Exercise aim >> Reproduce the listing below word for word, with no pictures.
+++++
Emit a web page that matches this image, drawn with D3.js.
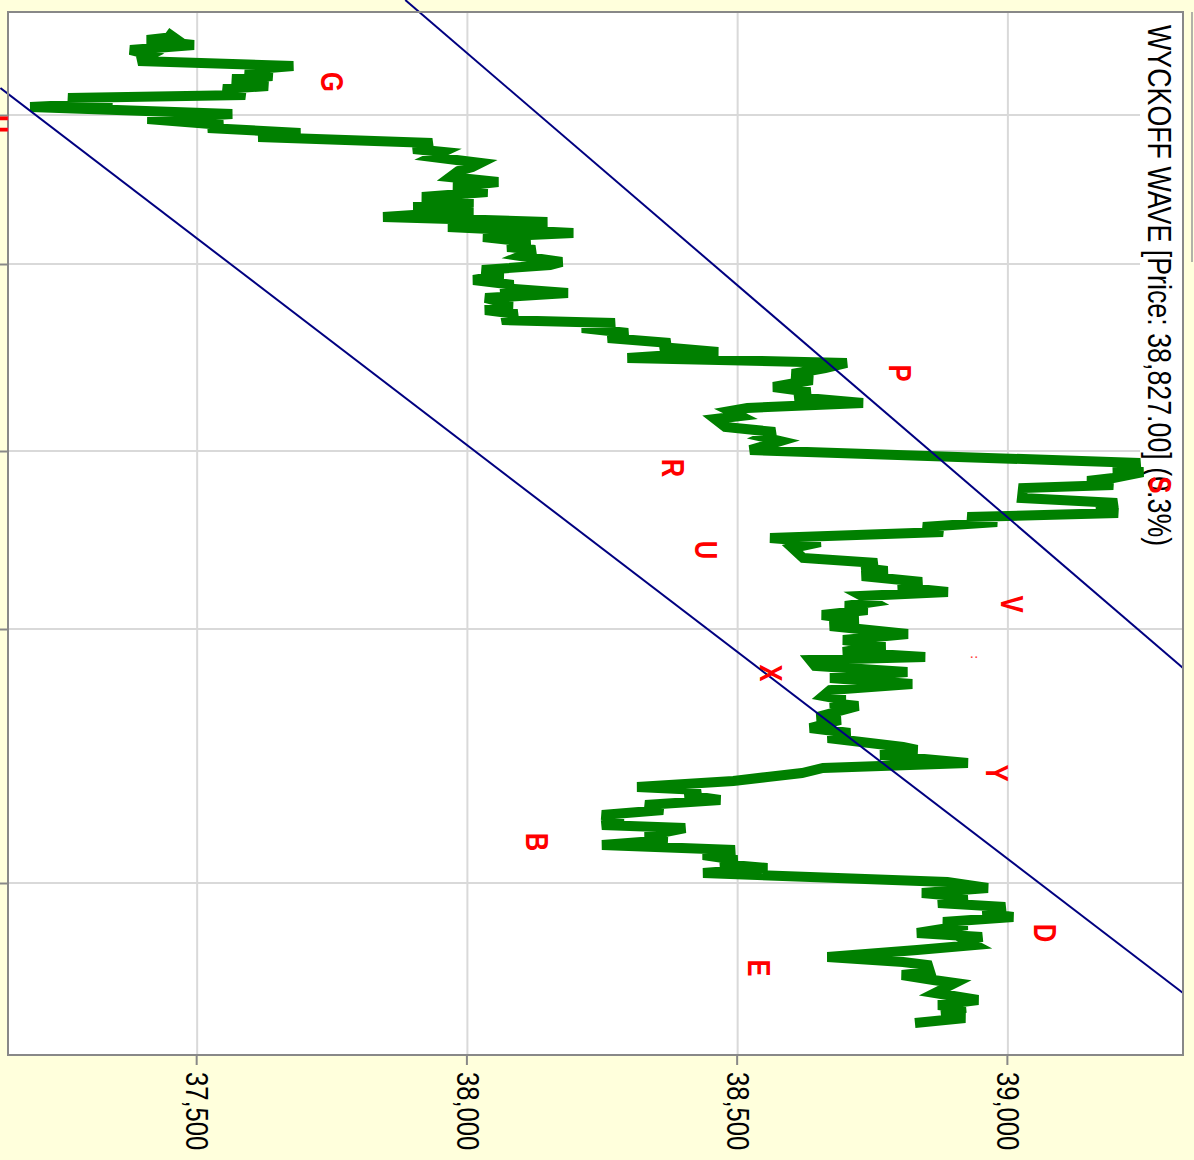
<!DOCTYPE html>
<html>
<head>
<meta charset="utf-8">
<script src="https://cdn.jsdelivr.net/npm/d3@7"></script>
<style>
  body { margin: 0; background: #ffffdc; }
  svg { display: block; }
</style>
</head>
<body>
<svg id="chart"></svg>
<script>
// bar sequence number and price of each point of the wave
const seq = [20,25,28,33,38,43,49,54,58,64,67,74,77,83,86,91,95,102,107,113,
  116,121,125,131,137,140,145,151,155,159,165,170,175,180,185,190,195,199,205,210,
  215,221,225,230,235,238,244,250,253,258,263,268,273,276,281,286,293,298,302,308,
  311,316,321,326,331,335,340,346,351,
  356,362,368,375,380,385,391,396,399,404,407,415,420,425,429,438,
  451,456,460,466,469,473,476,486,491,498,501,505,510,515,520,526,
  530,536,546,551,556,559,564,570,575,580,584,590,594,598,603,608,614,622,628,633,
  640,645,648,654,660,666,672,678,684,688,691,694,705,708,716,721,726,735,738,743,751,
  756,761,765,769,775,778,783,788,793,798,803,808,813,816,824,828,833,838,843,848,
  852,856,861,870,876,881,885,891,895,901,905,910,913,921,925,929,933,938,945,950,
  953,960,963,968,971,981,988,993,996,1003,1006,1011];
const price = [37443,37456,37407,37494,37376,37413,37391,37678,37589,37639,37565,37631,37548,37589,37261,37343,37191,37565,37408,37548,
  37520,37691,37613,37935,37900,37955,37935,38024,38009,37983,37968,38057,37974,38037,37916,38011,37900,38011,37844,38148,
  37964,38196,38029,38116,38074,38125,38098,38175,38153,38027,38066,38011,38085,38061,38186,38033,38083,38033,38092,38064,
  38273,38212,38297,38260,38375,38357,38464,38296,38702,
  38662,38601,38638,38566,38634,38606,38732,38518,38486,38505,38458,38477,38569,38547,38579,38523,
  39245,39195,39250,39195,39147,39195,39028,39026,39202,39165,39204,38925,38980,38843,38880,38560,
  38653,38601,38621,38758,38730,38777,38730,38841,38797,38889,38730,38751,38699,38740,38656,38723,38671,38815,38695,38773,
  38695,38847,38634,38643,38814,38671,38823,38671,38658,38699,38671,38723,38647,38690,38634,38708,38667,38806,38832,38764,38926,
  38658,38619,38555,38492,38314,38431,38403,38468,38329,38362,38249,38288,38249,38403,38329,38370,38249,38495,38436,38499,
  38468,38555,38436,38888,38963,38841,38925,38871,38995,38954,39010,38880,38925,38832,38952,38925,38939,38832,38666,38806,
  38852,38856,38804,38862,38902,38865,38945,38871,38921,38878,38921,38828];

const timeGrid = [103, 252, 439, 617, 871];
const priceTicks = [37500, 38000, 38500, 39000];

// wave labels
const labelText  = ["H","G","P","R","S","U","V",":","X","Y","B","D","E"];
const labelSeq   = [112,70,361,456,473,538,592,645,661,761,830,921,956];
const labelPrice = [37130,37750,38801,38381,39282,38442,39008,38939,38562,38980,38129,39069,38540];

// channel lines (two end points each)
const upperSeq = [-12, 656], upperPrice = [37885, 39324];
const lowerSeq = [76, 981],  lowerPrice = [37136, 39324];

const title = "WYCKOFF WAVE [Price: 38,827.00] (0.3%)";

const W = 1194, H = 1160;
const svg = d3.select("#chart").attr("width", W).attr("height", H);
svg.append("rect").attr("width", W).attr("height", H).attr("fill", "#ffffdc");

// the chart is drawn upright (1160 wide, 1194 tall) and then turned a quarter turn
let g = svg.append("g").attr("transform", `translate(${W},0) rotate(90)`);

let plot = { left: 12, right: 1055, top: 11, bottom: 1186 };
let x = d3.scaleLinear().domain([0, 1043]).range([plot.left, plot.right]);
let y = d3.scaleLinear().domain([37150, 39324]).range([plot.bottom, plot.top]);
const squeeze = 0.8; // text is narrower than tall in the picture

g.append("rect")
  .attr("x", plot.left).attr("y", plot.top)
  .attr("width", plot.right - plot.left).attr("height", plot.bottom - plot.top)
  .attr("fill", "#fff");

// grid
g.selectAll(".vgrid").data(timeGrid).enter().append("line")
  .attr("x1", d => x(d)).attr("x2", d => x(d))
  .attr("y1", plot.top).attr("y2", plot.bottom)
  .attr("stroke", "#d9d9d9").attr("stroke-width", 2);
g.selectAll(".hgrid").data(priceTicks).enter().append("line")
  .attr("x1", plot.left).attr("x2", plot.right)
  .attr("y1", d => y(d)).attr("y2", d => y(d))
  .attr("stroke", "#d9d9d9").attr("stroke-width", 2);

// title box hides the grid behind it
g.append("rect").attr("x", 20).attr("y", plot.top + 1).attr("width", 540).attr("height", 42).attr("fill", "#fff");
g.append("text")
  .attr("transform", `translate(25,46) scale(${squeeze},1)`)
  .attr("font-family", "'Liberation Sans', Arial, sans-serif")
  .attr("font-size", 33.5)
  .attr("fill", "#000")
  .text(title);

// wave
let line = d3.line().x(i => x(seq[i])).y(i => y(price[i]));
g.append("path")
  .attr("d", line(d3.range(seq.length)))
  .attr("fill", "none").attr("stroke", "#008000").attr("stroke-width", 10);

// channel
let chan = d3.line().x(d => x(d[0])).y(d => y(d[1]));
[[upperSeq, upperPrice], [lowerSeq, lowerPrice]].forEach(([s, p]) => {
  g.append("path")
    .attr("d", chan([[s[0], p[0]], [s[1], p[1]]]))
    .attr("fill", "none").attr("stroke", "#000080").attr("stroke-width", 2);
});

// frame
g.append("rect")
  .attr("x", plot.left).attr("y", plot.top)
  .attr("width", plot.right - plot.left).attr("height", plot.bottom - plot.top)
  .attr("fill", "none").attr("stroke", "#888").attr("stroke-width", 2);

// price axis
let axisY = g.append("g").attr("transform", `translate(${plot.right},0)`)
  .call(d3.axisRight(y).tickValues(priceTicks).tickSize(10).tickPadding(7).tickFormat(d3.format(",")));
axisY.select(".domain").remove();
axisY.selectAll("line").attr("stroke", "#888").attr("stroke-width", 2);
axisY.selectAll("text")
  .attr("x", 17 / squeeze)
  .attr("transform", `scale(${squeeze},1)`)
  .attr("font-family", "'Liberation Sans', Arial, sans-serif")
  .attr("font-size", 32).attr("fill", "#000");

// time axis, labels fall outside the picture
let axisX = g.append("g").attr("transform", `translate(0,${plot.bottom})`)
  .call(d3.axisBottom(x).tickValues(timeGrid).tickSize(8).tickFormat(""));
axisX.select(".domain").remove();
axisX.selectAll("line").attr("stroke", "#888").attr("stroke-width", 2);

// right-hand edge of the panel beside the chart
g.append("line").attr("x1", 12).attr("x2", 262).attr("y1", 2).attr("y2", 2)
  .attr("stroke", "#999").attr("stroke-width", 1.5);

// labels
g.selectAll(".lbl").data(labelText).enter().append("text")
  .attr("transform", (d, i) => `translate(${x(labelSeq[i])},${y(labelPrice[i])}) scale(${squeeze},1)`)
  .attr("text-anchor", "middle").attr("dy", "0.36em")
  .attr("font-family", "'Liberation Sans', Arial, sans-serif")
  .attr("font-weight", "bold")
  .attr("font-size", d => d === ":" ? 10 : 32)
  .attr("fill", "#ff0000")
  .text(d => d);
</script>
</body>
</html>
+++++
Expected answer >>
Emit a web page that matches this image, drawn with D3.js.
<!DOCTYPE html>
<html>
<head>
<meta charset="utf-8">
<script src="https://cdn.jsdelivr.net/npm/d3@7"></script>
<style>
  body { margin: 0; background: #ffffdc; }
  svg { display: block; }
</style>
</head>
<body>
<svg id="chart"></svg>
<script>
// bar sequence number and price of each point of the wave
const seq = [20,25,28,33,38,43,49,54,58,64,67,74,77,83,86,91,95,102,107,113,
  116,121,125,131,137,140,145,151,155,159,165,170,175,180,185,190,195,199,205,210,
  215,221,225,230,235,238,244,250,253,258,263,268,273,276,281,286,293,298,302,308,
  311,316,321,326,331,335,340,346,351,
  356,362,368,375,380,385,391,396,399,404,407,415,420,425,429,438,
  451,456,460,466,469,473,476,486,491,498,501,505,510,515,520,526,
  530,536,546,551,556,559,564,570,575,580,584,590,594,598,603,608,614,622,628,633,
  640,645,648,654,660,666,672,678,684,688,691,694,705,708,716,721,726,735,738,743,751,
  756,761,765,769,775,778,783,788,793,798,803,808,813,816,824,828,833,838,843,848,
  852,856,861,870,876,881,885,891,895,901,905,910,913,921,925,929,933,938,945,950,
  953,960,963,968,971,981,988,993,996,1003,1006,1011];
const price = [37443,37456,37407,37494,37376,37413,37391,37678,37589,37639,37565,37631,37548,37589,37261,37343,37191,37565,37408,37548,
  37520,37691,37613,37935,37900,37955,37935,38024,38009,37983,37968,38057,37974,38037,37916,38011,37900,38011,37844,38148,
  37964,38196,38029,38116,38074,38125,38098,38175,38153,38027,38066,38011,38085,38061,38186,38033,38083,38033,38092,38064,
  38273,38212,38297,38260,38375,38357,38464,38296,38702,
  38662,38601,38638,38566,38634,38606,38732,38518,38486,38505,38458,38477,38569,38547,38579,38523,
  39245,39195,39250,39195,39147,39195,39028,39026,39202,39165,39204,38925,38980,38843,38880,38560,
  38653,38601,38621,38758,38730,38777,38730,38841,38797,38889,38730,38751,38699,38740,38656,38723,38671,38815,38695,38773,
  38695,38847,38634,38643,38814,38671,38823,38671,38658,38699,38671,38723,38647,38690,38634,38708,38667,38806,38832,38764,38926,
  38658,38619,38555,38492,38314,38431,38403,38468,38329,38362,38249,38288,38249,38403,38329,38370,38249,38495,38436,38499,
  38468,38555,38436,38888,38963,38841,38925,38871,38995,38954,39010,38880,38925,38832,38952,38925,38939,38832,38666,38806,
  38852,38856,38804,38862,38902,38865,38945,38871,38921,38878,38921,38828];

const timeGrid = [103, 252, 439, 617, 871];
const priceTicks = [37500, 38000, 38500, 39000];

// wave labels
const labelText  = ["H","G","P","R","S","U","V",":","X","Y","B","D","E"];
const labelSeq   = [112,70,361,456,473,538,592,645,661,761,830,921,956];
const labelPrice = [37130,37750,38801,38381,39282,38442,39008,38939,38562,38980,38129,39069,38540];

// channel lines (two end points each)
const upperSeq = [-12, 656], upperPrice = [37885, 39324];
const lowerSeq = [76, 981],  lowerPrice = [37136, 39324];

const title = "WYCKOFF WAVE [Price: 38,827.00] (0.3%)";

const W = 1194, H = 1160;
const svg = d3.select("#chart").attr("width", W).attr("height", H);
svg.append("rect").attr("width", W).attr("height", H).attr("fill", "#ffffdc");

// the chart is drawn upright (1160 wide, 1194 tall) and then turned a quarter turn
let g = svg.append("g").attr("transform", `translate(${W},0) rotate(90)`);

let plot = { left: 12, right: 1055, top: 11, bottom: 1186 };
let x = d3.scaleLinear().domain([0, 1043]).range([plot.left, plot.right]);
let y = d3.scaleLinear().domain([37150, 39324]).range([plot.bottom, plot.top]);
const squeeze = 0.8; // text is narrower than tall in the picture

g.append("rect")
  .attr("x", plot.left).attr("y", plot.top)
  .attr("width", plot.right - plot.left).attr("height", plot.bottom - plot.top)
  .attr("fill", "#fff");

// grid
g.selectAll(".vgrid").data(timeGrid).enter().append("line")
  .attr("x1", d => x(d)).attr("x2", d => x(d))
  .attr("y1", plot.top).attr("y2", plot.bottom)
  .attr("stroke", "#d9d9d9").attr("stroke-width", 2);
g.selectAll(".hgrid").data(priceTicks).enter().append("line")
  .attr("x1", plot.left).attr("x2", plot.right)
  .attr("y1", d => y(d)).attr("y2", d => y(d))
  .attr("stroke", "#d9d9d9").attr("stroke-width", 2);

// title box hides the grid behind it
g.append("rect").attr("x", 20).attr("y", plot.top + 1).attr("width", 540).attr("height", 42).attr("fill", "#fff");
g.append("text")
  .attr("transform", `translate(25,46) scale(${squeeze},1)`)
  .attr("font-family", "'Liberation Sans', Arial, sans-serif")
  .attr("font-size", 33.5)
  .attr("fill", "#000")
  .text(title);

// wave
let line = d3.line().x(i => x(seq[i])).y(i => y(price[i]));
g.append("path")
  .attr("d", line(d3.range(seq.length)))
  .attr("fill", "none").attr("stroke", "#008000").attr("stroke-width", 10);

// channel
let chan = d3.line().x(d => x(d[0])).y(d => y(d[1]));
[[upperSeq, upperPrice], [lowerSeq, lowerPrice]].forEach(([s, p]) => {
  g.append("path")
    .attr("d", chan([[s[0], p[0]], [s[1], p[1]]]))
    .attr("fill", "none").attr("stroke", "#000080").attr("stroke-width", 2);
});

// frame
g.append("rect")
  .attr("x", plot.left).attr("y", plot.top)
  .attr("width", plot.right - plot.left).attr("height", plot.bottom - plot.top)
  .attr("fill", "none").attr("stroke", "#888").attr("stroke-width", 2);

// price axis
let axisY = g.append("g").attr("transform", `translate(${plot.right},0)`)
  .call(d3.axisRight(y).tickValues(priceTicks).tickSize(10).tickPadding(7).tickFormat(d3.format(",")));
axisY.select(".domain").remove();
axisY.selectAll("line").attr("stroke", "#888").attr("stroke-width", 2);
axisY.selectAll("text")
  .attr("x", 17 / squeeze)
  .attr("transform", `scale(${squeeze},1)`)
  .attr("font-family", "'Liberation Sans', Arial, sans-serif")
  .attr("font-size", 32).attr("fill", "#000");

// time axis, labels fall outside the picture
let axisX = g.append("g").attr("transform", `translate(0,${plot.bottom})`)
  .call(d3.axisBottom(x).tickValues(timeGrid).tickSize(8).tickFormat(""));
axisX.select(".domain").remove();
axisX.selectAll("line").attr("stroke", "#888").attr("stroke-width", 2);

// right-hand edge of the panel beside the chart
g.append("line").attr("x1", 12).attr("x2", 262).attr("y1", 2).attr("y2", 2)
  .attr("stroke", "#999").attr("stroke-width", 1.5);

// labels
g.selectAll(".lbl").data(labelText).enter().append("text")
  .attr("transform", (d, i) => `translate(${x(labelSeq[i])},${y(labelPrice[i])}) scale(${squeeze},1)`)
  .attr("text-anchor", "middle").attr("dy", "0.36em")
  .attr("font-family", "'Liberation Sans', Arial, sans-serif")
  .attr("font-weight", "bold")
  .attr("font-size", d => d === ":" ? 10 : 32)
  .attr("fill", "#ff0000")
  .text(d => d);
</script>
</body>
</html>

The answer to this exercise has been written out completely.